In pursuit of energy

We have become very dependent on energy sources to live our modern lives. Automobiles, fueled principally by gasoline, made suburban living possible. Jet fuel gets us from one part of the country to another in less than a day (hopefully). It also can get us to other parts of the world in less than a day. We burn oil, natural gas, or other fossil fuels to heat our homes in the winter. We cool them using electricity generated from a variety resources, but usually from natural gas or coal. This is supplemented by hydro, nuclear, and to a very small degree by solar and wind generators.

When this pursuit of energy to live our lives in the way we want to live them goes wrong, oftentimes the result is calamitous. We recently mourned with the people of West Virginia the deaths of coal miners. There are charges that safety at that mine was compromised for the sake of profit. Government officials may have been bribed to look the other way. Just recently, off-shore oil workers were killed when the rig exploded, burned, and disappeared into the Gulf of Mexico. The growing disaster on the Gulf Coast may be worse than the Exxon Valdez disaster. Also in the past, we cannot forget the Chernobyl reactor disaster. The ground at that site is still unsafe.

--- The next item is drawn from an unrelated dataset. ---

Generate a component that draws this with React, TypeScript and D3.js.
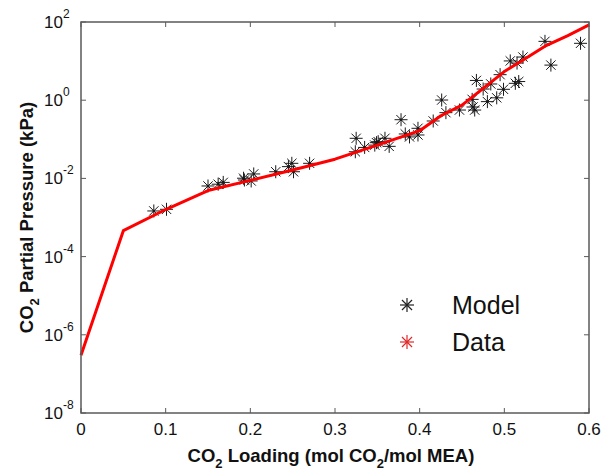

Dependence on foreign oil threatens our national security. We produce a lot of oil. We import a whole lot more. Much of our imports are from countries hostile to us. If they decided to turn off the spigots, we would be in deep trouble. We need a rapid conversion away from oil, but that will never happen. We are addicted.

Then there is the environmental costs of our pursuit of energy. Burning coal is choking the air and everything that breaths the air. Burning fossil fuels increases the carbon dioxide in the atmosphere contributing to our current climate change. Nuclear technology seems much safer these days and does not pollute. France and other countries rely on nuclear power and have very good safety records. Solar and wind farms are increasing, but will only provide a very small fraction of our electricity needs.

Nuclear power is the best alternative to our energy needs. It is relatively safe, but we need to realistically address the spent fuel storage issues. It does not pollute (except for the spent material issues). They can replace our coal and natural gas fired power plants. They can provide power for our automobiles and other vehicles. Airplanes are going to be stuck with oil for a while. The navy has proved that small nuclear plants can power ships.

God gave us this planet to take care of it. It is our moral responsibility to leave the earth the way we found it for future generations. Taking what we need without thought to the long-term, with no regard to safety, with denial of the climate effects, with an attitude of “I got mine and you don’t count,” is immoral. The Earth is not ours. It is God’s. How will we account to God for our care of the planet? How will God judge us?